> To do
Exclude the pictures and return every line exactly as written.
-- BEGIN Available data --
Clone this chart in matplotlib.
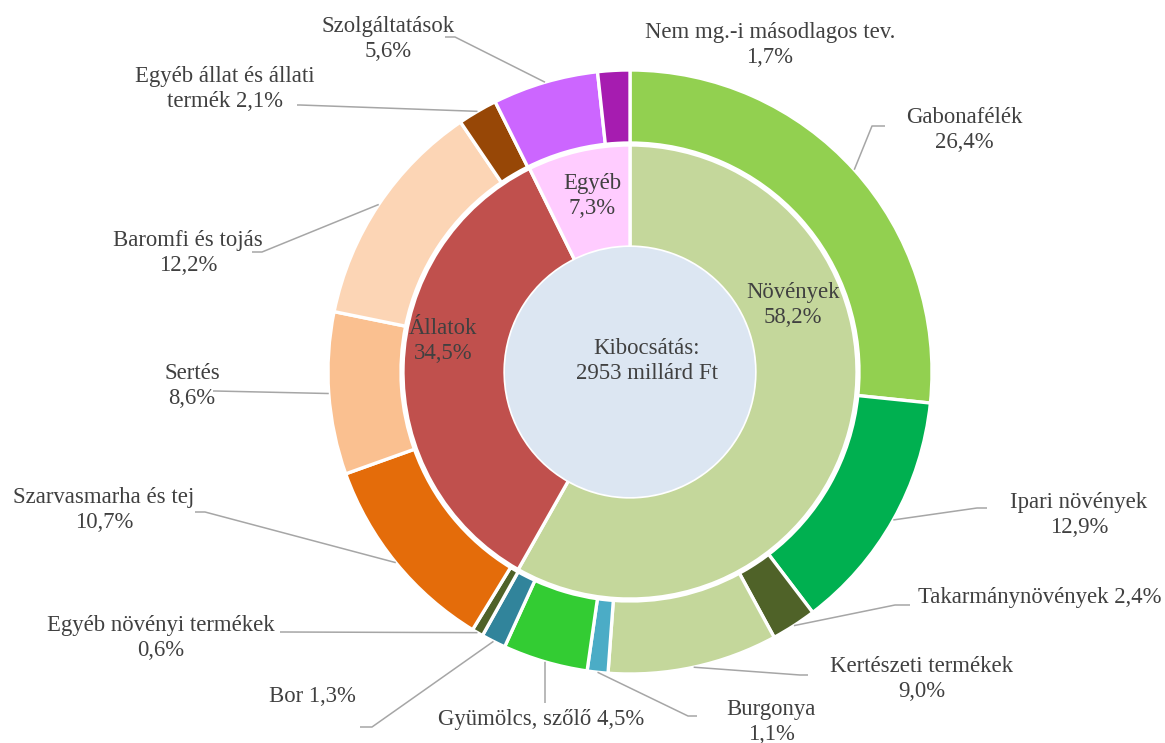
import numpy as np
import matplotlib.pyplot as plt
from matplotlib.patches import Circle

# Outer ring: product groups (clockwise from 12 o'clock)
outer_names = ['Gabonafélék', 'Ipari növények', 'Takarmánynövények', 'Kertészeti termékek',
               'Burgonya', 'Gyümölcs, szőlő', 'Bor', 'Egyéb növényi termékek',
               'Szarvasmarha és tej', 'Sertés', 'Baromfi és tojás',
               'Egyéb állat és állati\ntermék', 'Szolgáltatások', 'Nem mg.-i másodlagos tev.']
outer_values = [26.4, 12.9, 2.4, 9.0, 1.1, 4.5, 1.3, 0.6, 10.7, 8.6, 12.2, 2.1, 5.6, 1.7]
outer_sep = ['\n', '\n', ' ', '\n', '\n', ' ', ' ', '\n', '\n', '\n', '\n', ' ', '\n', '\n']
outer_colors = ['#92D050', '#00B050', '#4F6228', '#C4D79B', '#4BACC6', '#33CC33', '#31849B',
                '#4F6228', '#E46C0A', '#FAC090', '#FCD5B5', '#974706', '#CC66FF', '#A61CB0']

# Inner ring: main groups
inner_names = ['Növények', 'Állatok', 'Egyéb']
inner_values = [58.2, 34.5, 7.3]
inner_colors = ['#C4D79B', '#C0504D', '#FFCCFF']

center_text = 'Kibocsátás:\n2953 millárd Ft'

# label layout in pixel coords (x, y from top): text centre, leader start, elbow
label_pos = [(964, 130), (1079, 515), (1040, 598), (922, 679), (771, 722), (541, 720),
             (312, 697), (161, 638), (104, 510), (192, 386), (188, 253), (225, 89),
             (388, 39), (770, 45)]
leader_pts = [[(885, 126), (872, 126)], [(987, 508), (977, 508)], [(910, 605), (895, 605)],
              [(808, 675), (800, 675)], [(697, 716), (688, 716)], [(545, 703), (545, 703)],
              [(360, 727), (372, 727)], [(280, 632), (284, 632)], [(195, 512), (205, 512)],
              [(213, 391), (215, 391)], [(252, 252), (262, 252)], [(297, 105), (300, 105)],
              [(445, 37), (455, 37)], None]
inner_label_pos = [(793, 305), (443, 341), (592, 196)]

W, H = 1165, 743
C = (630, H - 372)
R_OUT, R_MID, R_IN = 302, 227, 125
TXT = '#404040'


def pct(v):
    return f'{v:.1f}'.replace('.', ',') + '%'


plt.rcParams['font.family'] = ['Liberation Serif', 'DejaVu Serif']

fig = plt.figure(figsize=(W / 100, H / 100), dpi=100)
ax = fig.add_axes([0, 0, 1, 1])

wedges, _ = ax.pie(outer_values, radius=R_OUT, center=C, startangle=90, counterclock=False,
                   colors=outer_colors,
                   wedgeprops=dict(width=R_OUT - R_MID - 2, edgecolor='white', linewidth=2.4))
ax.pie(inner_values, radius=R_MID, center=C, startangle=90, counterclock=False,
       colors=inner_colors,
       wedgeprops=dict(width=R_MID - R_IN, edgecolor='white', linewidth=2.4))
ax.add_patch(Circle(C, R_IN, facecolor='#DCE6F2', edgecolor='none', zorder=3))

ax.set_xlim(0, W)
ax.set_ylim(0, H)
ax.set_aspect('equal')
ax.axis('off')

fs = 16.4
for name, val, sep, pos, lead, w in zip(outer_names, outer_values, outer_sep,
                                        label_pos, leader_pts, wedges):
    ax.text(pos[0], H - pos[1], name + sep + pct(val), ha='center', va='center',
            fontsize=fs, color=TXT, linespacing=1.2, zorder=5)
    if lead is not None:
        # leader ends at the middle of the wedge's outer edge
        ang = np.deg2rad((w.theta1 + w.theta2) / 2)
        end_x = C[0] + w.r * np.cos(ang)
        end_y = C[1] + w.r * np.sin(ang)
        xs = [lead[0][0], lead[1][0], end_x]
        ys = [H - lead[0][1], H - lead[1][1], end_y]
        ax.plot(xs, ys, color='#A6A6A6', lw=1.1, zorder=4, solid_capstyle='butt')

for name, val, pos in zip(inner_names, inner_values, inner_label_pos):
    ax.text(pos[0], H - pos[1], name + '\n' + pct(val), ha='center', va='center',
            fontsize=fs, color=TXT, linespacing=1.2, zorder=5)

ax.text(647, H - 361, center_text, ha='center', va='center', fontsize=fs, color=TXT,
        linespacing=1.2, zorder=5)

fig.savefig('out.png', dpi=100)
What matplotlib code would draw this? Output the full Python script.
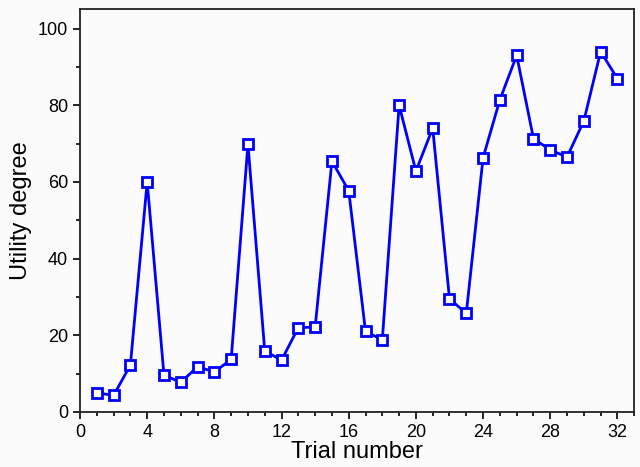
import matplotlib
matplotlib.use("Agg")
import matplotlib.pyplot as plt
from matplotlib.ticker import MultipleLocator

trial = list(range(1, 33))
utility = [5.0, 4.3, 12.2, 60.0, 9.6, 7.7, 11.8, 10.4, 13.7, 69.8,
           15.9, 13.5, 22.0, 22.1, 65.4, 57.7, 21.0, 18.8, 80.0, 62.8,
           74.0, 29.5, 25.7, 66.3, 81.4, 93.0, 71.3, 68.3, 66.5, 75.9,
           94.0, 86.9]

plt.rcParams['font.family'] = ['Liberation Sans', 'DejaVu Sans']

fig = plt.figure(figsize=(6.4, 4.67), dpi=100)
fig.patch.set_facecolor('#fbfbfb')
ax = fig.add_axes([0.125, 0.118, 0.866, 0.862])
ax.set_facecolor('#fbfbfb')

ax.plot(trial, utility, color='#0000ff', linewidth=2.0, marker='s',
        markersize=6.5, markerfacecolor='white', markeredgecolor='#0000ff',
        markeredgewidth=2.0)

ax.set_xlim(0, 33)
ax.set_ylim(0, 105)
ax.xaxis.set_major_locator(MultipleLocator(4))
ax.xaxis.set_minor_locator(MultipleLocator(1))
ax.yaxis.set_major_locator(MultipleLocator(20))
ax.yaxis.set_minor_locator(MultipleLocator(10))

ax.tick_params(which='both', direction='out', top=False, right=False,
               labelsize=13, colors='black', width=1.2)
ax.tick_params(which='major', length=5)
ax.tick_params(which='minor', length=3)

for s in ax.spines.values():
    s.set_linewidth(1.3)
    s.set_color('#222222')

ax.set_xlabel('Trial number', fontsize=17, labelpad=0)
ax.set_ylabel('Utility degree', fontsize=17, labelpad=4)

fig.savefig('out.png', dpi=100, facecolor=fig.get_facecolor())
-- END Available data --
> Finished answer
Clone this chart in matplotlib.
import numpy as np
import matplotlib.pyplot as plt
from matplotlib.patches import Circle

# Outer ring: product groups (clockwise from 12 o'clock)
outer_names = ['Gabonafélék', 'Ipari növények', 'Takarmánynövények', 'Kertészeti termékek',
               'Burgonya', 'Gyümölcs, szőlő', 'Bor', 'Egyéb növényi termékek',
               'Szarvasmarha és tej', 'Sertés', 'Baromfi és tojás',
               'Egyéb állat és állati\ntermék', 'Szolgáltatások', 'Nem mg.-i másodlagos tev.']
outer_values = [26.4, 12.9, 2.4, 9.0, 1.1, 4.5, 1.3, 0.6, 10.7, 8.6, 12.2, 2.1, 5.6, 1.7]
outer_sep = ['\n', '\n', ' ', '\n', '\n', ' ', ' ', '\n', '\n', '\n', '\n', ' ', '\n', '\n']
outer_colors = ['#92D050', '#00B050', '#4F6228', '#C4D79B', '#4BACC6', '#33CC33', '#31849B',
                '#4F6228', '#E46C0A', '#FAC090', '#FCD5B5', '#974706', '#CC66FF', '#A61CB0']

# Inner ring: main groups
inner_names = ['Növények', 'Állatok', 'Egyéb']
inner_values = [58.2, 34.5, 7.3]
inner_colors = ['#C4D79B', '#C0504D', '#FFCCFF']

center_text = 'Kibocsátás:\n2953 millárd Ft'

# label layout in pixel coords (x, y from top): text centre, leader start, elbow
label_pos = [(964, 130), (1079, 515), (1040, 598), (922, 679), (771, 722), (541, 720),
             (312, 697), (161, 638), (104, 510), (192, 386), (188, 253), (225, 89),
             (388, 39), (770, 45)]
leader_pts = [[(885, 126), (872, 126)], [(987, 508), (977, 508)], [(910, 605), (895, 605)],
              [(808, 675), (800, 675)], [(697, 716), (688, 716)], [(545, 703), (545, 703)],
              [(360, 727), (372, 727)], [(280, 632), (284, 632)], [(195, 512), (205, 512)],
              [(213, 391), (215, 391)], [(252, 252), (262, 252)], [(297, 105), (300, 105)],
              [(445, 37), (455, 37)], None]
inner_label_pos = [(793, 305), (443, 341), (592, 196)]

W, H = 1165, 743
C = (630, H - 372)
R_OUT, R_MID, R_IN = 302, 227, 125
TXT = '#404040'


def pct(v):
    return f'{v:.1f}'.replace('.', ',') + '%'


plt.rcParams['font.family'] = ['Liberation Serif', 'DejaVu Serif']

fig = plt.figure(figsize=(W / 100, H / 100), dpi=100)
ax = fig.add_axes([0, 0, 1, 1])

wedges, _ = ax.pie(outer_values, radius=R_OUT, center=C, startangle=90, counterclock=False,
                   colors=outer_colors,
                   wedgeprops=dict(width=R_OUT - R_MID - 2, edgecolor='white', linewidth=2.4))
ax.pie(inner_values, radius=R_MID, center=C, startangle=90, counterclock=False,
       colors=inner_colors,
       wedgeprops=dict(width=R_MID - R_IN, edgecolor='white', linewidth=2.4))
ax.add_patch(Circle(C, R_IN, facecolor='#DCE6F2', edgecolor='none', zorder=3))

ax.set_xlim(0, W)
ax.set_ylim(0, H)
ax.set_aspect('equal')
ax.axis('off')

fs = 16.4
for name, val, sep, pos, lead, w in zip(outer_names, outer_values, outer_sep,
                                        label_pos, leader_pts, wedges):
    ax.text(pos[0], H - pos[1], name + sep + pct(val), ha='center', va='center',
            fontsize=fs, color=TXT, linespacing=1.2, zorder=5)
    if lead is not None:
        # leader ends at the middle of the wedge's outer edge
        ang = np.deg2rad((w.theta1 + w.theta2) / 2)
        end_x = C[0] + w.r * np.cos(ang)
        end_y = C[1] + w.r * np.sin(ang)
        xs = [lead[0][0], lead[1][0], end_x]
        ys = [H - lead[0][1], H - lead[1][1], end_y]
        ax.plot(xs, ys, color='#A6A6A6', lw=1.1, zorder=4, solid_capstyle='butt')

for name, val, pos in zip(inner_names, inner_values, inner_label_pos):
    ax.text(pos[0], H - pos[1], name + '\n' + pct(val), ha='center', va='center',
            fontsize=fs, color=TXT, linespacing=1.2, zorder=5)

ax.text(647, H - 361, center_text, ha='center', va='center', fontsize=fs, color=TXT,
        linespacing=1.2, zorder=5)

fig.savefig('out.png', dpi=100)
What matplotlib code would draw this? Output the full Python script.
import matplotlib
matplotlib.use("Agg")
import matplotlib.pyplot as plt
from matplotlib.ticker import MultipleLocator

trial = list(range(1, 33))
utility = [5.0, 4.3, 12.2, 60.0, 9.6, 7.7, 11.8, 10.4, 13.7, 69.8,
           15.9, 13.5, 22.0, 22.1, 65.4, 57.7, 21.0, 18.8, 80.0, 62.8,
           74.0, 29.5, 25.7, 66.3, 81.4, 93.0, 71.3, 68.3, 66.5, 75.9,
           94.0, 86.9]

plt.rcParams['font.family'] = ['Liberation Sans', 'DejaVu Sans']

fig = plt.figure(figsize=(6.4, 4.67), dpi=100)
fig.patch.set_facecolor('#fbfbfb')
ax = fig.add_axes([0.125, 0.118, 0.866, 0.862])
ax.set_facecolor('#fbfbfb')

ax.plot(trial, utility, color='#0000ff', linewidth=2.0, marker='s',
        markersize=6.5, markerfacecolor='white', markeredgecolor='#0000ff',
        markeredgewidth=2.0)

ax.set_xlim(0, 33)
ax.set_ylim(0, 105)
ax.xaxis.set_major_locator(MultipleLocator(4))
ax.xaxis.set_minor_locator(MultipleLocator(1))
ax.yaxis.set_major_locator(MultipleLocator(20))
ax.yaxis.set_minor_locator(MultipleLocator(10))

ax.tick_params(which='both', direction='out', top=False, right=False,
               labelsize=13, colors='black', width=1.2)
ax.tick_params(which='major', length=5)
ax.tick_params(which='minor', length=3)

for s in ax.spines.values():
    s.set_linewidth(1.3)
    s.set_color('#222222')

ax.set_xlabel('Trial number', fontsize=17, labelpad=0)
ax.set_ylabel('Utility degree', fontsize=17, labelpad=4)

fig.savefig('out.png', dpi=100, facecolor=fig.get_facecolor())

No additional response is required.